DEADLINE: Having said that, and you talked about doing television, and clearly there’s Season 2 coming. There’s a lot of Herron books. In fact, a new one just came out. So, are you up for becoming a TV franchise actor?

OLDMAN: Listen, if they want us, sure.

It’s up to all the big people upstairs and the audience and the obviously the viewership and what Apple what they say. But, yeah, I could see myself playing Jackson for the next how many years, yeah. Absolutely. I mean, for those that love the books and that were Mick Herron devotees as it were, he is already an iconic character. So, if it were to go out with a bang, I mean, retirement is on the horizon. Yeah. I can see it.

DEADLINE: Retirement? No. You’re too young. You’re too young.

OLDMAN: You know, to be able to sort of wrap it all up playing Jackson Lamb, I would consider myself very honored and very lucky to be able to do that.
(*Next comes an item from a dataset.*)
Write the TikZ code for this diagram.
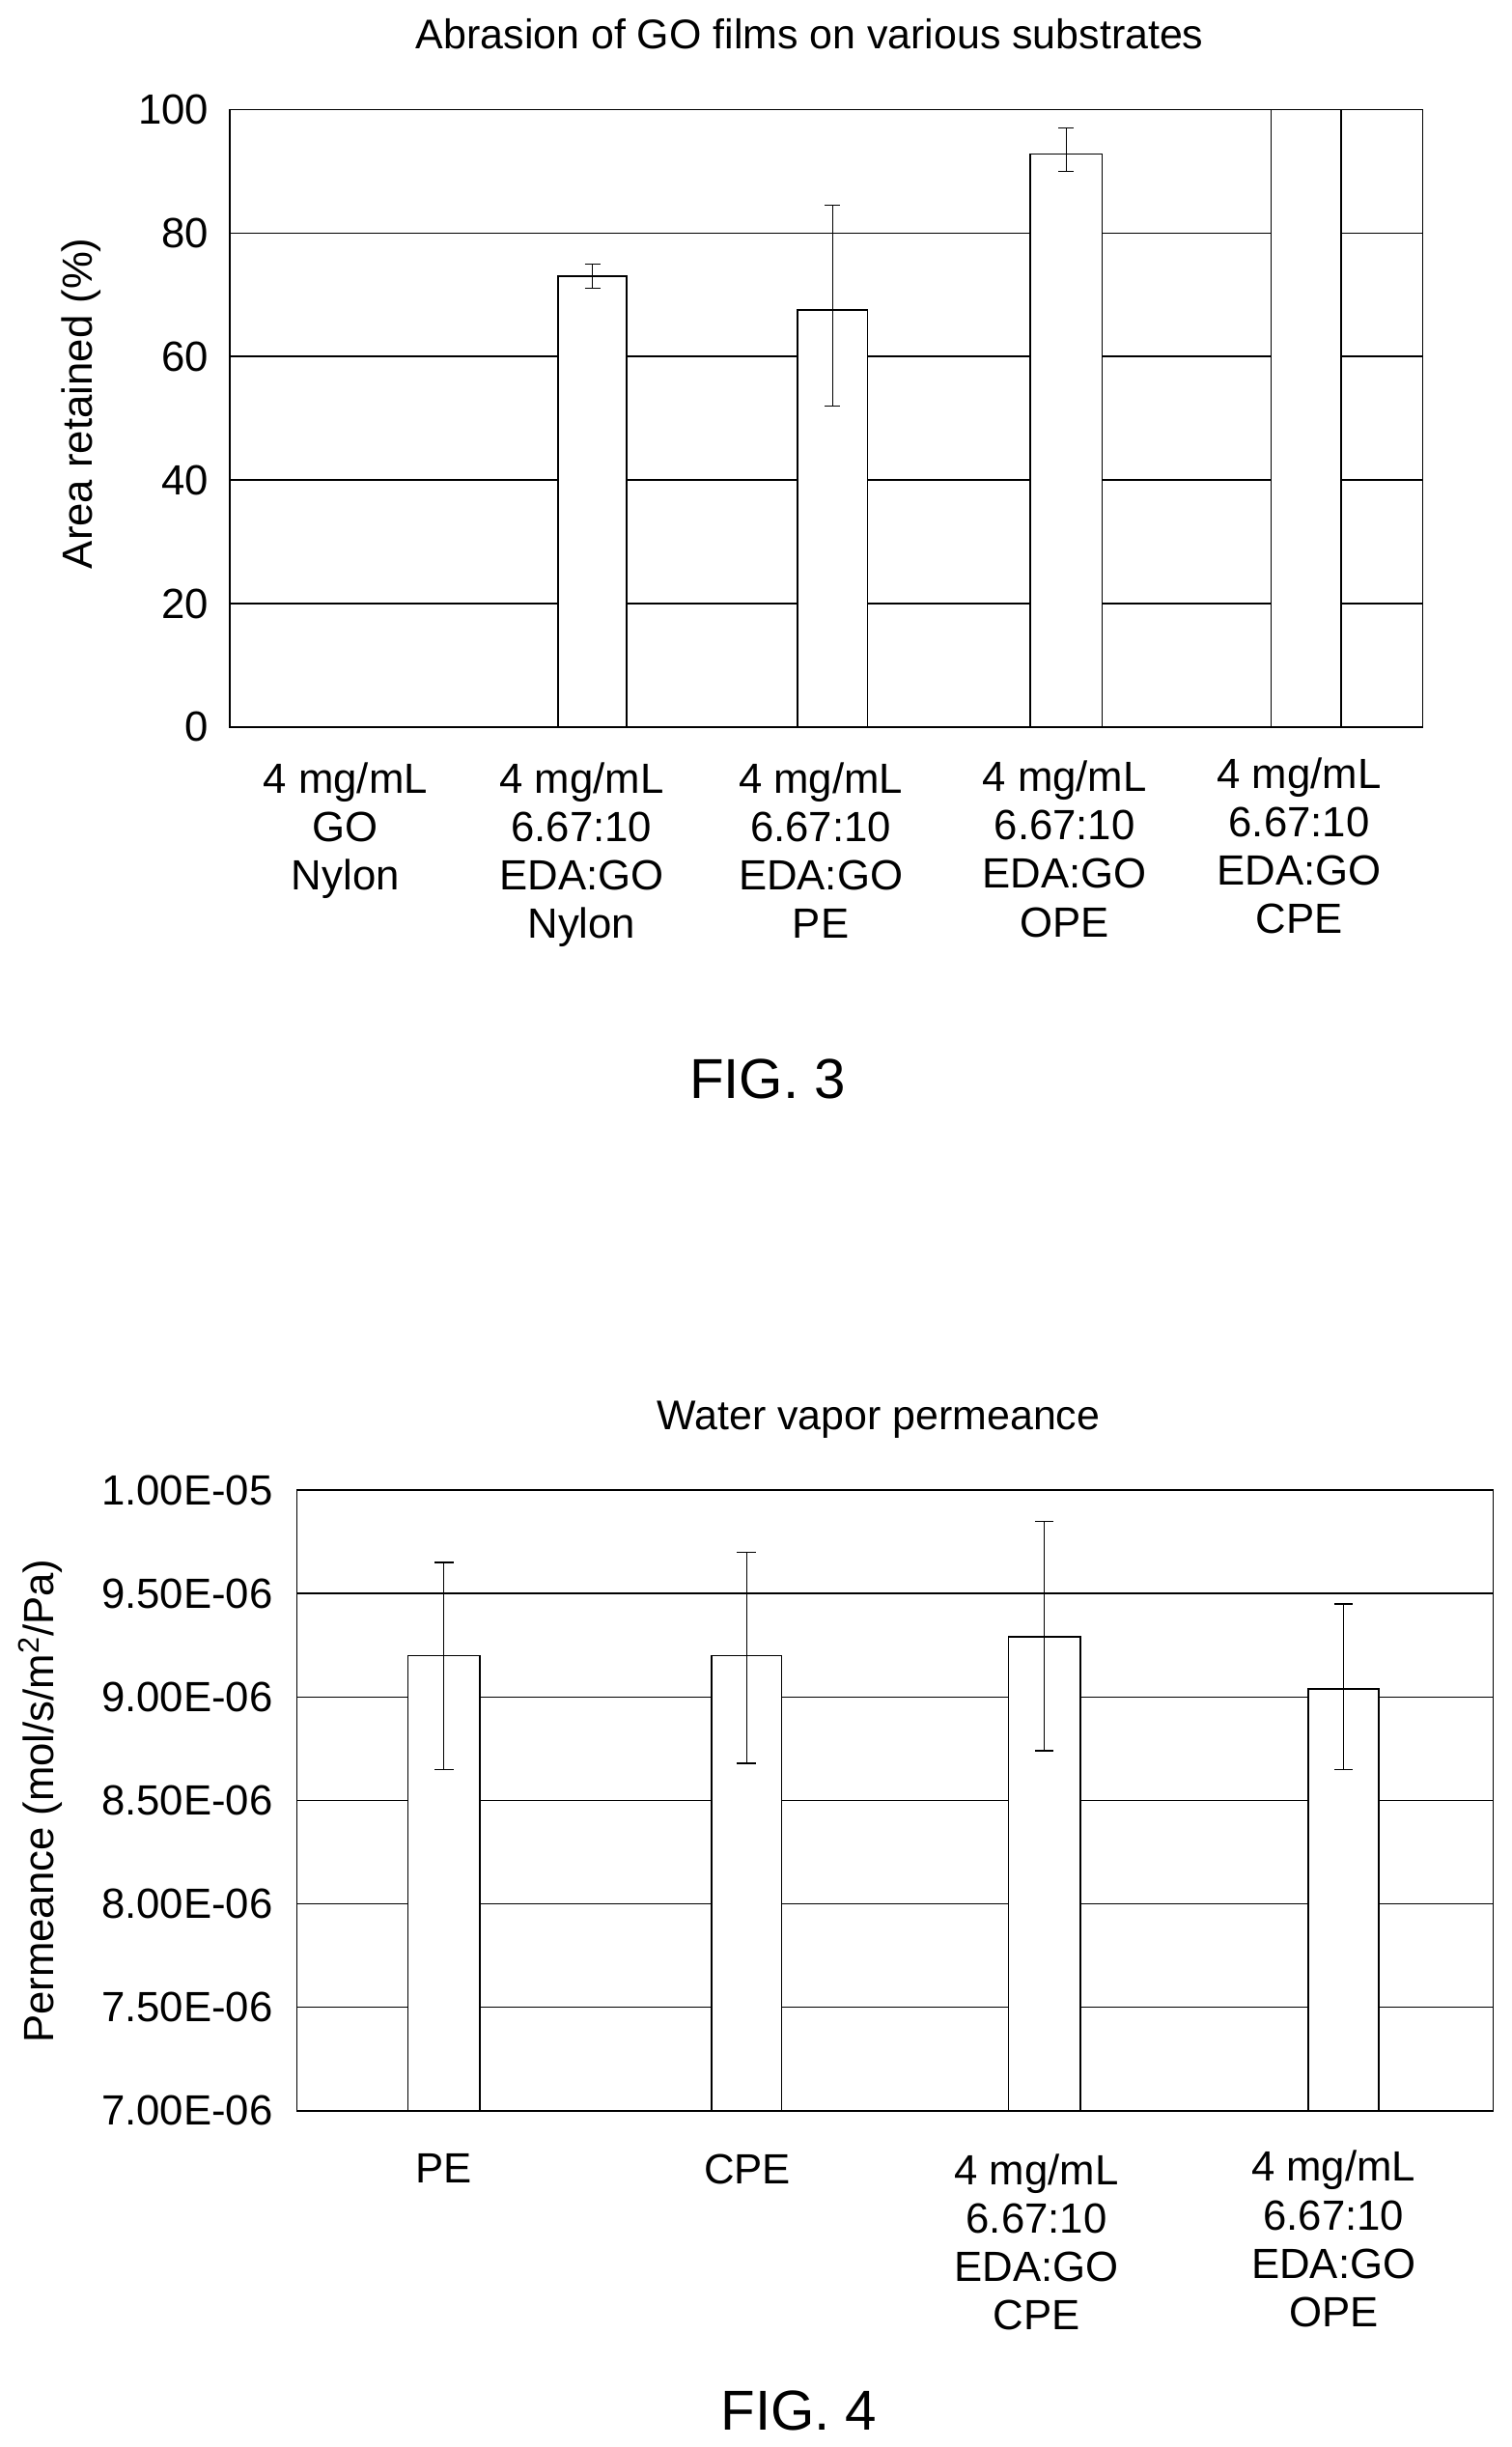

I would never say never.

There’s always something that may come in, and you know, get the taste buds going but I’d be thrilled and honored to play him for the foreseeable future. And not only that, you often see actors who are in a series and they talk about a sort of sense of family and you do get that in a movie or a play. The actors and the crew on the both Slow Horses and Dead Lions have been wonderful, and should we come back, it really is reconnecting with your family.

I really understand that now, that sense. The sense of camaraderie.

As an experience, we all hope the end product is going to be well received. You know, you put your baby out into the world and you hope everyone thinks it’s cute. Apple treated us like kings and the experience of actually doing it has been one of the best experiences I’ve had as an actor.

DEADLINE: Speaking of that long career, you mentioned Tinker Tailor, but I saw a bit of State of Grace too in your Slow Horses performance …

OLDMAN: (LAUGHS) Yeah. The swagger and the look.

DEADLINE: And the smoking.

OLDMAN: Oh, yeah, the smoking and the drinking. Yeah. Back to the cigarettes and booze. Yes. I mean, now this time, it’s herbal cigarettes and apple juice, of course.